** Start **

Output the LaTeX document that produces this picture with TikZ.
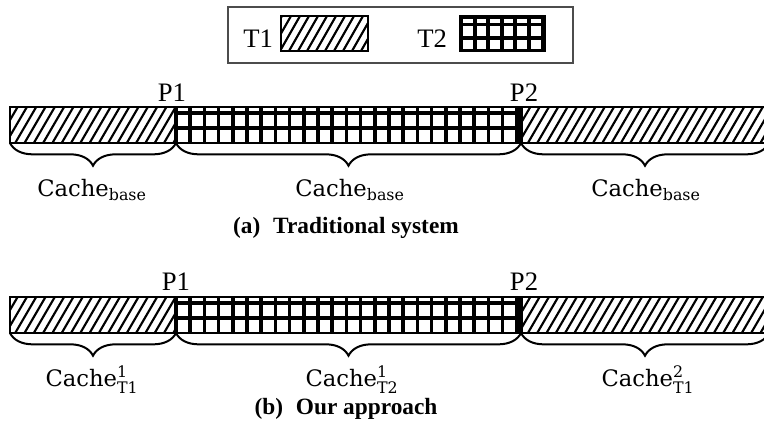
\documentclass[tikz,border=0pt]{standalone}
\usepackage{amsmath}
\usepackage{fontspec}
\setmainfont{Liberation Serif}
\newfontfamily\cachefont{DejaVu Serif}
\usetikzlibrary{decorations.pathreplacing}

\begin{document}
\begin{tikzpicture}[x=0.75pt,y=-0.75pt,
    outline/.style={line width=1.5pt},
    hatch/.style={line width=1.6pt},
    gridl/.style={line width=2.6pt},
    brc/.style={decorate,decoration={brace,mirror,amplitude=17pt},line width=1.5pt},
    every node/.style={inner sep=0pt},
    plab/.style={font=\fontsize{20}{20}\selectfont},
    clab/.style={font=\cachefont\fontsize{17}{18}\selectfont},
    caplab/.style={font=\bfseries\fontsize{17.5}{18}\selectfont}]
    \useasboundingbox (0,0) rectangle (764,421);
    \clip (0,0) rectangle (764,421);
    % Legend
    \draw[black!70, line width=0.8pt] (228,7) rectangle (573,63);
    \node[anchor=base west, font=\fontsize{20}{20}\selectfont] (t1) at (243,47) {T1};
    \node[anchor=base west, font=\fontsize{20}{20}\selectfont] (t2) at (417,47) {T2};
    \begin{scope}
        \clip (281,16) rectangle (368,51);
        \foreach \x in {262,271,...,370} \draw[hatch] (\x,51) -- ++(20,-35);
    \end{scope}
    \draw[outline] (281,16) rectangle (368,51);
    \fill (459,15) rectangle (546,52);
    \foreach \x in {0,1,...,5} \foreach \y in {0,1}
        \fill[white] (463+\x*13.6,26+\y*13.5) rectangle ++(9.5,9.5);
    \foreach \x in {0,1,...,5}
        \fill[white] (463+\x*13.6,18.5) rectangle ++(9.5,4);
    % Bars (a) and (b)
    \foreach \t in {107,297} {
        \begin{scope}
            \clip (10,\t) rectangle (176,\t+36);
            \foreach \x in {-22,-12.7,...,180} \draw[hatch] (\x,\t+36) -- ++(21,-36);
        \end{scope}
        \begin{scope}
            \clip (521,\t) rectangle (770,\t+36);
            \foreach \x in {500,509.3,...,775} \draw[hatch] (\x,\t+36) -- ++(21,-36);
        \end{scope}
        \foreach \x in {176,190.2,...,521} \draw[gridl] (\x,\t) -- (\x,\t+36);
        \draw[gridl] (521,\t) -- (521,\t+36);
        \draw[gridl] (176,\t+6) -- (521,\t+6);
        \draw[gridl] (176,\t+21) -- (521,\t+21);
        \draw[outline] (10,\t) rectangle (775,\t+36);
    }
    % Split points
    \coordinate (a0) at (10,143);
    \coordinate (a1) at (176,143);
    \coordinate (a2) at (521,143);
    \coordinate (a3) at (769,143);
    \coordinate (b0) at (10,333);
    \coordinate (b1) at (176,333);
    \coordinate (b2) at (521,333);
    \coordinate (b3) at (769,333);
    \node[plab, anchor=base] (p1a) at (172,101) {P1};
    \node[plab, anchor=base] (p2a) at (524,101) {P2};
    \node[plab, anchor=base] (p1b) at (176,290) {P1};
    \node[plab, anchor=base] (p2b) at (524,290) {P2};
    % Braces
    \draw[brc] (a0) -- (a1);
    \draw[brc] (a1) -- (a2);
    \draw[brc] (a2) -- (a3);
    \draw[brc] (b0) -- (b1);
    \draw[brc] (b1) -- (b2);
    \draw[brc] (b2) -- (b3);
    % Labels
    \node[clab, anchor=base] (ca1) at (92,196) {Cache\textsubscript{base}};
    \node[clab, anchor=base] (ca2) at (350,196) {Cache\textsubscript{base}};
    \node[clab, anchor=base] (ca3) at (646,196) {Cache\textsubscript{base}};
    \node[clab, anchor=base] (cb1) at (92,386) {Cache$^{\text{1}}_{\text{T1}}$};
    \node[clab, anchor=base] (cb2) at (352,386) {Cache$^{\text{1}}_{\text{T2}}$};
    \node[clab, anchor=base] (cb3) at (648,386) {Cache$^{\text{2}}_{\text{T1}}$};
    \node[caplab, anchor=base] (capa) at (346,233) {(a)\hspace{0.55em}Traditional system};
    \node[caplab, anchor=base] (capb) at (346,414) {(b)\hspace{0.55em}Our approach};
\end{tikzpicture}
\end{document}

** End **

▶ **WHAT THE TASK ASKS**: Reproduce the data verbatim. Do not carry any picture into the copy.

▶ **RESPONSE TO THIS TASK**:
Output the LaTeX document that produces this picture with TikZ.
\documentclass[tikz,border=0pt]{standalone}
\usepackage{amsmath}
\usepackage{fontspec}
\setmainfont{Liberation Serif}
\newfontfamily\cachefont{DejaVu Serif}
\usetikzlibrary{decorations.pathreplacing}

\begin{document}
\begin{tikzpicture}[x=0.75pt,y=-0.75pt,
    outline/.style={line width=1.5pt},
    hatch/.style={line width=1.6pt},
    gridl/.style={line width=2.6pt},
    brc/.style={decorate,decoration={brace,mirror,amplitude=17pt},line width=1.5pt},
    every node/.style={inner sep=0pt},
    plab/.style={font=\fontsize{20}{20}\selectfont},
    clab/.style={font=\cachefont\fontsize{17}{18}\selectfont},
    caplab/.style={font=\bfseries\fontsize{17.5}{18}\selectfont}]
    \useasboundingbox (0,0) rectangle (764,421);
    \clip (0,0) rectangle (764,421);
    % Legend
    \draw[black!70, line width=0.8pt] (228,7) rectangle (573,63);
    \node[anchor=base west, font=\fontsize{20}{20}\selectfont] (t1) at (243,47) {T1};
    \node[anchor=base west, font=\fontsize{20}{20}\selectfont] (t2) at (417,47) {T2};
    \begin{scope}
        \clip (281,16) rectangle (368,51);
        \foreach \x in {262,271,...,370} \draw[hatch] (\x,51) -- ++(20,-35);
    \end{scope}
    \draw[outline] (281,16) rectangle (368,51);
    \fill (459,15) rectangle (546,52);
    \foreach \x in {0,1,...,5} \foreach \y in {0,1}
        \fill[white] (463+\x*13.6,26+\y*13.5) rectangle ++(9.5,9.5);
    \foreach \x in {0,1,...,5}
        \fill[white] (463+\x*13.6,18.5) rectangle ++(9.5,4);
    % Bars (a) and (b)
    \foreach \t in {107,297} {
        \begin{scope}
            \clip (10,\t) rectangle (176,\t+36);
            \foreach \x in {-22,-12.7,...,180} \draw[hatch] (\x,\t+36) -- ++(21,-36);
        \end{scope}
        \begin{scope}
            \clip (521,\t) rectangle (770,\t+36);
            \foreach \x in {500,509.3,...,775} \draw[hatch] (\x,\t+36) -- ++(21,-36);
        \end{scope}
        \foreach \x in {176,190.2,...,521} \draw[gridl] (\x,\t) -- (\x,\t+36);
        \draw[gridl] (521,\t) -- (521,\t+36);
        \draw[gridl] (176,\t+6) -- (521,\t+6);
        \draw[gridl] (176,\t+21) -- (521,\t+21);
        \draw[outline] (10,\t) rectangle (775,\t+36);
    }
    % Split points
    \coordinate (a0) at (10,143);
    \coordinate (a1) at (176,143);
    \coordinate (a2) at (521,143);
    \coordinate (a3) at (769,143);
    \coordinate (b0) at (10,333);
    \coordinate (b1) at (176,333);
    \coordinate (b2) at (521,333);
    \coordinate (b3) at (769,333);
    \node[plab, anchor=base] (p1a) at (172,101) {P1};
    \node[plab, anchor=base] (p2a) at (524,101) {P2};
    \node[plab, anchor=base] (p1b) at (176,290) {P1};
    \node[plab, anchor=base] (p2b) at (524,290) {P2};
    % Braces
    \draw[brc] (a0) -- (a1);
    \draw[brc] (a1) -- (a2);
    \draw[brc] (a2) -- (a3);
    \draw[brc] (b0) -- (b1);
    \draw[brc] (b1) -- (b2);
    \draw[brc] (b2) -- (b3);
    % Labels
    \node[clab, anchor=base] (ca1) at (92,196) {Cache\textsubscript{base}};
    \node[clab, anchor=base] (ca2) at (350,196) {Cache\textsubscript{base}};
    \node[clab, anchor=base] (ca3) at (646,196) {Cache\textsubscript{base}};
    \node[clab, anchor=base] (cb1) at (92,386) {Cache$^{\text{1}}_{\text{T1}}$};
    \node[clab, anchor=base] (cb2) at (352,386) {Cache$^{\text{1}}_{\text{T2}}$};
    \node[clab, anchor=base] (cb3) at (648,386) {Cache$^{\text{2}}_{\text{T1}}$};
    \node[caplab, anchor=base] (capa) at (346,233) {(a)\hspace{0.55em}Traditional system};
    \node[caplab, anchor=base] (capb) at (346,414) {(b)\hspace{0.55em}Our approach};
\end{tikzpicture}
\end{document}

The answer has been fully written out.